PROBLEM DESCRIPTION:
Repeat the data that follows, word for word, without the images.

════════

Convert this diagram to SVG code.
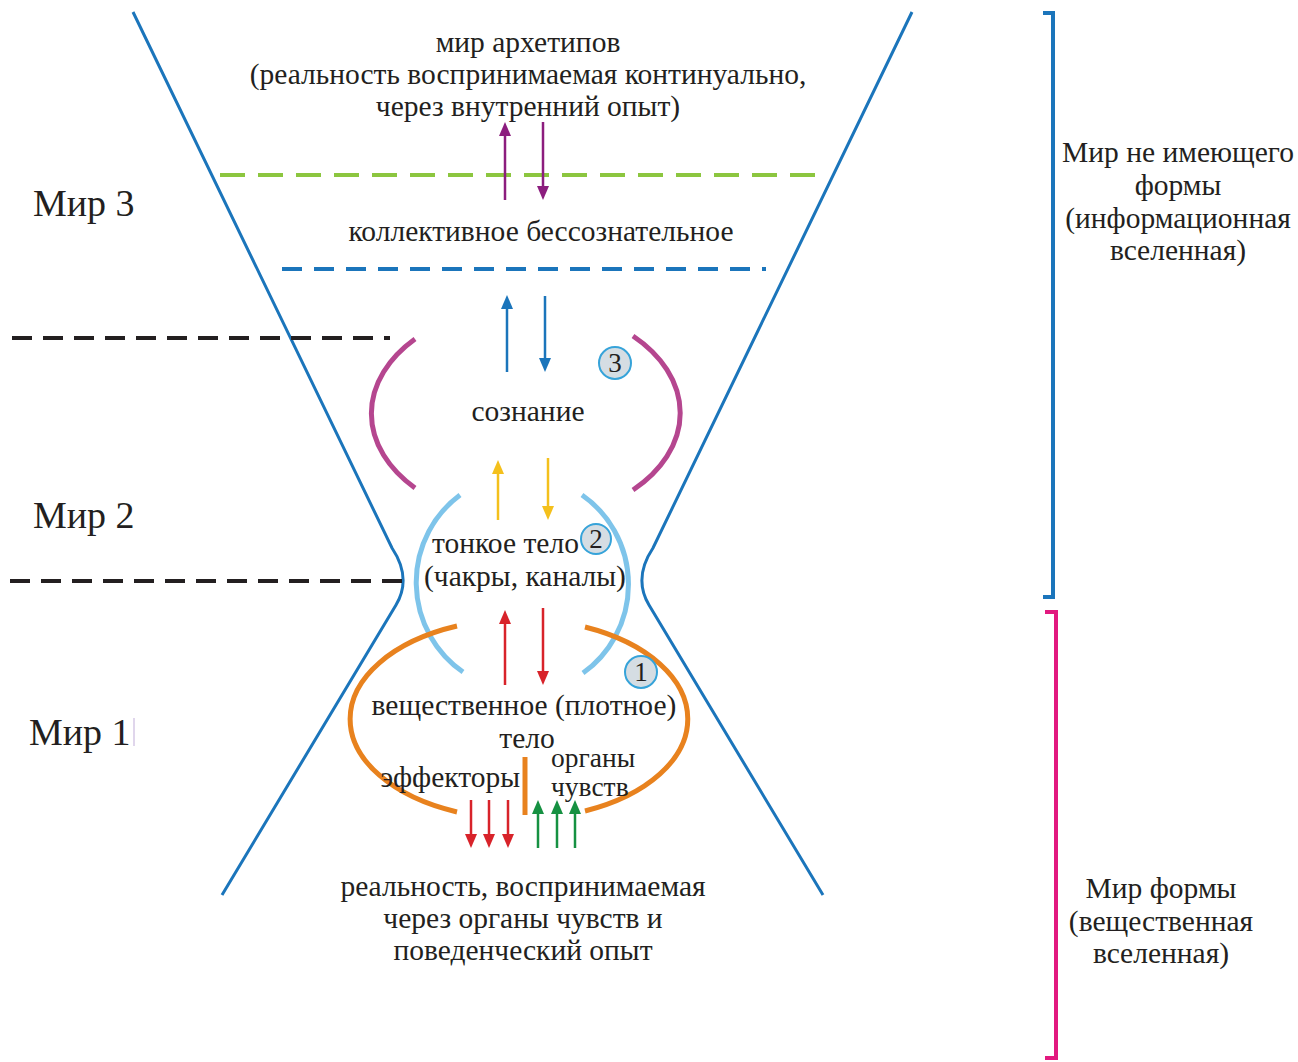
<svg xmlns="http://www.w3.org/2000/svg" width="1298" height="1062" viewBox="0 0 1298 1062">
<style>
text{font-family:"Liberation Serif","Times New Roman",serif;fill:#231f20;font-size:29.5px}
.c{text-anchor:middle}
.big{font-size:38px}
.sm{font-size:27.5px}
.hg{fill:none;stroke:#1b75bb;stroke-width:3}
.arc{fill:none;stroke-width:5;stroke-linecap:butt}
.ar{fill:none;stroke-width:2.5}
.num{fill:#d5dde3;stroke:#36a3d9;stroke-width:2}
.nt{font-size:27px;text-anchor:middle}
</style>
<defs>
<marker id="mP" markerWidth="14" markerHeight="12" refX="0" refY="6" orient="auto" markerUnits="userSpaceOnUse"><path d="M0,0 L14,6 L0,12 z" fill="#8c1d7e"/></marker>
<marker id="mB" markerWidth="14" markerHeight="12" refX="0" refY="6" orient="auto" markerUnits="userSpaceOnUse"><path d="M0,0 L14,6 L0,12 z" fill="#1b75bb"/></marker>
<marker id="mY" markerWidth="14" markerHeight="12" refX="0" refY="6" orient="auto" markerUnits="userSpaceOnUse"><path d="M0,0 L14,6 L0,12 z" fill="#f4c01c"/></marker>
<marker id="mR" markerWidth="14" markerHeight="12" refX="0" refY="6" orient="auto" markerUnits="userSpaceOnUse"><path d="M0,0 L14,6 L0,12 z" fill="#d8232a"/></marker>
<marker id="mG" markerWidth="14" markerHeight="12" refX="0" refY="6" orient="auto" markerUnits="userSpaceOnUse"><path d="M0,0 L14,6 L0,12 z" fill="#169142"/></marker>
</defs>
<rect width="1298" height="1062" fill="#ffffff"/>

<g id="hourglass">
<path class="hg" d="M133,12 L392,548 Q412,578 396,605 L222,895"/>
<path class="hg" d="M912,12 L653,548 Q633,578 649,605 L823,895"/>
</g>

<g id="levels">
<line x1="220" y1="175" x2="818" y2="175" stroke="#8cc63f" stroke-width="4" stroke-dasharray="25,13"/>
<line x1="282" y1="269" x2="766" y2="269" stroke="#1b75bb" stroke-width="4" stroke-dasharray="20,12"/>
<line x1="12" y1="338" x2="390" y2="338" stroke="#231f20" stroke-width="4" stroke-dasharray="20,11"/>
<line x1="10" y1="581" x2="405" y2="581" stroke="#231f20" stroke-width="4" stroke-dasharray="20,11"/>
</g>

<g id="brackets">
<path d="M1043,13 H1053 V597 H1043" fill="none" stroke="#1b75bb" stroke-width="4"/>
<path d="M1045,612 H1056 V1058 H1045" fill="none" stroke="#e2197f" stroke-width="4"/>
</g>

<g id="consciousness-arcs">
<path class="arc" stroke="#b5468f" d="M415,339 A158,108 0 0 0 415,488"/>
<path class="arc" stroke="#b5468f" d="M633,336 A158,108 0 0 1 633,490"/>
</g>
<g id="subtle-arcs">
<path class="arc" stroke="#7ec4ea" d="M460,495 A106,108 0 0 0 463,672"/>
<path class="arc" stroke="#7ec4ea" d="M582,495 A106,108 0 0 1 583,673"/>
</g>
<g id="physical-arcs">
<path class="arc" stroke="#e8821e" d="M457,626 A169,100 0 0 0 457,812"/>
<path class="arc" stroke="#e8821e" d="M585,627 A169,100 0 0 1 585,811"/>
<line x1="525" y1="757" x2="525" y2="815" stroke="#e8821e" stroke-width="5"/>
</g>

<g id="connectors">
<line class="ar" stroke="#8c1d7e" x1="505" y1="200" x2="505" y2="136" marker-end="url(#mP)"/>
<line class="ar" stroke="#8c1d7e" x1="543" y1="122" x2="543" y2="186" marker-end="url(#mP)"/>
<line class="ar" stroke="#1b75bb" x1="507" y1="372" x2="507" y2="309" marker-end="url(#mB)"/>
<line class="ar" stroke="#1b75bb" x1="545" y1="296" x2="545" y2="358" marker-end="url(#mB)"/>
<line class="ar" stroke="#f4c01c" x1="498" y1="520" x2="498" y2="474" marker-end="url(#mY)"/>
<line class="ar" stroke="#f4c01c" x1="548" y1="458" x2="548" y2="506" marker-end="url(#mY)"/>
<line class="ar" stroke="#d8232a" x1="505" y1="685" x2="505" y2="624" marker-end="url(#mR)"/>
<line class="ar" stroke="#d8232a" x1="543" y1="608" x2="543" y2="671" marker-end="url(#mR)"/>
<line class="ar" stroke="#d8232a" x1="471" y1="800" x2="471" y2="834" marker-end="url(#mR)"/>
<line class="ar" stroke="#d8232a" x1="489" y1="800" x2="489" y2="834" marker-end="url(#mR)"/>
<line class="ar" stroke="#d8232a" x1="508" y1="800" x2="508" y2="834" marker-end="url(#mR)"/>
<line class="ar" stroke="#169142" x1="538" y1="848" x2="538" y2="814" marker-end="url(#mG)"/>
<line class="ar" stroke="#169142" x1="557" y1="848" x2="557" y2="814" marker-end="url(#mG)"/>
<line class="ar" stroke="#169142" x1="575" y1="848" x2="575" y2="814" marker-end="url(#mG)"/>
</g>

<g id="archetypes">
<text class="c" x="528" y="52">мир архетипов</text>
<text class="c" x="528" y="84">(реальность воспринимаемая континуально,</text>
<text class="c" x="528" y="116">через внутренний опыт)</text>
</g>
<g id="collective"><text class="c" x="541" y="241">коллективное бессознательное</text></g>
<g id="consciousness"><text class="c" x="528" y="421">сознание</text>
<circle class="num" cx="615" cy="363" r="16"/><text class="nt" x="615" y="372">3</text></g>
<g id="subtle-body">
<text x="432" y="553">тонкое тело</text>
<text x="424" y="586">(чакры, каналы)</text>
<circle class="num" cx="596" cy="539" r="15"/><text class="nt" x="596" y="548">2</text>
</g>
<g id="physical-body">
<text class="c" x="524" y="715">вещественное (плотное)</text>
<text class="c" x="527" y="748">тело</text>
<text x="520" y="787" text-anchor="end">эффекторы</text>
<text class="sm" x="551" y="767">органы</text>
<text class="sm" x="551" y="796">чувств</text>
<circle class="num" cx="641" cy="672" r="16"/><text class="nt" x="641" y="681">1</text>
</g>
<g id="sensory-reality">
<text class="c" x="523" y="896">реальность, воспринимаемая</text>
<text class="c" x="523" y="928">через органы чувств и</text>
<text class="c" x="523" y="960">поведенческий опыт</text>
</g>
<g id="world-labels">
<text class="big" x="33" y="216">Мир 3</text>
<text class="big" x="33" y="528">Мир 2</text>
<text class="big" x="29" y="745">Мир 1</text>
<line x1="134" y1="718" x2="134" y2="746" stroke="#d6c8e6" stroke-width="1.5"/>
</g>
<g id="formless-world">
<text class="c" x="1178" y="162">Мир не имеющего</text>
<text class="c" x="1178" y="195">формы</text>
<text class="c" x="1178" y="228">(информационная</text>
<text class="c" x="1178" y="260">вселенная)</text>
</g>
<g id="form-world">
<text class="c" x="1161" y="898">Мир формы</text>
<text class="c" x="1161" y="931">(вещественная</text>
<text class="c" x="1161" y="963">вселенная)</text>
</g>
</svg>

════════

RESPONSE FOR THIS EXERCISE:
Convert this diagram to SVG code.
<svg xmlns="http://www.w3.org/2000/svg" width="1298" height="1062" viewBox="0 0 1298 1062">
<style>
text{font-family:"Liberation Serif","Times New Roman",serif;fill:#231f20;font-size:29.5px}
.c{text-anchor:middle}
.big{font-size:38px}
.sm{font-size:27.5px}
.hg{fill:none;stroke:#1b75bb;stroke-width:3}
.arc{fill:none;stroke-width:5;stroke-linecap:butt}
.ar{fill:none;stroke-width:2.5}
.num{fill:#d5dde3;stroke:#36a3d9;stroke-width:2}
.nt{font-size:27px;text-anchor:middle}
</style>
<defs>
<marker id="mP" markerWidth="14" markerHeight="12" refX="0" refY="6" orient="auto" markerUnits="userSpaceOnUse"><path d="M0,0 L14,6 L0,12 z" fill="#8c1d7e"/></marker>
<marker id="mB" markerWidth="14" markerHeight="12" refX="0" refY="6" orient="auto" markerUnits="userSpaceOnUse"><path d="M0,0 L14,6 L0,12 z" fill="#1b75bb"/></marker>
<marker id="mY" markerWidth="14" markerHeight="12" refX="0" refY="6" orient="auto" markerUnits="userSpaceOnUse"><path d="M0,0 L14,6 L0,12 z" fill="#f4c01c"/></marker>
<marker id="mR" markerWidth="14" markerHeight="12" refX="0" refY="6" orient="auto" markerUnits="userSpaceOnUse"><path d="M0,0 L14,6 L0,12 z" fill="#d8232a"/></marker>
<marker id="mG" markerWidth="14" markerHeight="12" refX="0" refY="6" orient="auto" markerUnits="userSpaceOnUse"><path d="M0,0 L14,6 L0,12 z" fill="#169142"/></marker>
</defs>
<rect width="1298" height="1062" fill="#ffffff"/>

<g id="hourglass">
<path class="hg" d="M133,12 L392,548 Q412,578 396,605 L222,895"/>
<path class="hg" d="M912,12 L653,548 Q633,578 649,605 L823,895"/>
</g>

<g id="levels">
<line x1="220" y1="175" x2="818" y2="175" stroke="#8cc63f" stroke-width="4" stroke-dasharray="25,13"/>
<line x1="282" y1="269" x2="766" y2="269" stroke="#1b75bb" stroke-width="4" stroke-dasharray="20,12"/>
<line x1="12" y1="338" x2="390" y2="338" stroke="#231f20" stroke-width="4" stroke-dasharray="20,11"/>
<line x1="10" y1="581" x2="405" y2="581" stroke="#231f20" stroke-width="4" stroke-dasharray="20,11"/>
</g>

<g id="brackets">
<path d="M1043,13 H1053 V597 H1043" fill="none" stroke="#1b75bb" stroke-width="4"/>
<path d="M1045,612 H1056 V1058 H1045" fill="none" stroke="#e2197f" stroke-width="4"/>
</g>

<g id="consciousness-arcs">
<path class="arc" stroke="#b5468f" d="M415,339 A158,108 0 0 0 415,488"/>
<path class="arc" stroke="#b5468f" d="M633,336 A158,108 0 0 1 633,490"/>
</g>
<g id="subtle-arcs">
<path class="arc" stroke="#7ec4ea" d="M460,495 A106,108 0 0 0 463,672"/>
<path class="arc" stroke="#7ec4ea" d="M582,495 A106,108 0 0 1 583,673"/>
</g>
<g id="physical-arcs">
<path class="arc" stroke="#e8821e" d="M457,626 A169,100 0 0 0 457,812"/>
<path class="arc" stroke="#e8821e" d="M585,627 A169,100 0 0 1 585,811"/>
<line x1="525" y1="757" x2="525" y2="815" stroke="#e8821e" stroke-width="5"/>
</g>

<g id="connectors">
<line class="ar" stroke="#8c1d7e" x1="505" y1="200" x2="505" y2="136" marker-end="url(#mP)"/>
<line class="ar" stroke="#8c1d7e" x1="543" y1="122" x2="543" y2="186" marker-end="url(#mP)"/>
<line class="ar" stroke="#1b75bb" x1="507" y1="372" x2="507" y2="309" marker-end="url(#mB)"/>
<line class="ar" stroke="#1b75bb" x1="545" y1="296" x2="545" y2="358" marker-end="url(#mB)"/>
<line class="ar" stroke="#f4c01c" x1="498" y1="520" x2="498" y2="474" marker-end="url(#mY)"/>
<line class="ar" stroke="#f4c01c" x1="548" y1="458" x2="548" y2="506" marker-end="url(#mY)"/>
<line class="ar" stroke="#d8232a" x1="505" y1="685" x2="505" y2="624" marker-end="url(#mR)"/>
<line class="ar" stroke="#d8232a" x1="543" y1="608" x2="543" y2="671" marker-end="url(#mR)"/>
<line class="ar" stroke="#d8232a" x1="471" y1="800" x2="471" y2="834" marker-end="url(#mR)"/>
<line class="ar" stroke="#d8232a" x1="489" y1="800" x2="489" y2="834" marker-end="url(#mR)"/>
<line class="ar" stroke="#d8232a" x1="508" y1="800" x2="508" y2="834" marker-end="url(#mR)"/>
<line class="ar" stroke="#169142" x1="538" y1="848" x2="538" y2="814" marker-end="url(#mG)"/>
<line class="ar" stroke="#169142" x1="557" y1="848" x2="557" y2="814" marker-end="url(#mG)"/>
<line class="ar" stroke="#169142" x1="575" y1="848" x2="575" y2="814" marker-end="url(#mG)"/>
</g>

<g id="archetypes">
<text class="c" x="528" y="52">мир архетипов</text>
<text class="c" x="528" y="84">(реальность воспринимаемая континуально,</text>
<text class="c" x="528" y="116">через внутренний опыт)</text>
</g>
<g id="collective"><text class="c" x="541" y="241">коллективное бессознательное</text></g>
<g id="consciousness"><text class="c" x="528" y="421">сознание</text>
<circle class="num" cx="615" cy="363" r="16"/><text class="nt" x="615" y="372">3</text></g>
<g id="subtle-body">
<text x="432" y="553">тонкое тело</text>
<text x="424" y="586">(чакры, каналы)</text>
<circle class="num" cx="596" cy="539" r="15"/><text class="nt" x="596" y="548">2</text>
</g>
<g id="physical-body">
<text class="c" x="524" y="715">вещественное (плотное)</text>
<text class="c" x="527" y="748">тело</text>
<text x="520" y="787" text-anchor="end">эффекторы</text>
<text class="sm" x="551" y="767">органы</text>
<text class="sm" x="551" y="796">чувств</text>
<circle class="num" cx="641" cy="672" r="16"/><text class="nt" x="641" y="681">1</text>
</g>
<g id="sensory-reality">
<text class="c" x="523" y="896">реальность, воспринимаемая</text>
<text class="c" x="523" y="928">через органы чувств и</text>
<text class="c" x="523" y="960">поведенческий опыт</text>
</g>
<g id="world-labels">
<text class="big" x="33" y="216">Мир 3</text>
<text class="big" x="33" y="528">Мир 2</text>
<text class="big" x="29" y="745">Мир 1</text>
<line x1="134" y1="718" x2="134" y2="746" stroke="#d6c8e6" stroke-width="1.5"/>
</g>
<g id="formless-world">
<text class="c" x="1178" y="162">Мир не имеющего</text>
<text class="c" x="1178" y="195">формы</text>
<text class="c" x="1178" y="228">(информационная</text>
<text class="c" x="1178" y="260">вселенная)</text>
</g>
<g id="form-world">
<text class="c" x="1161" y="898">Мир формы</text>
<text class="c" x="1161" y="931">(вещественная</text>
<text class="c" x="1161" y="963">вселенная)</text>
</g>
</svg>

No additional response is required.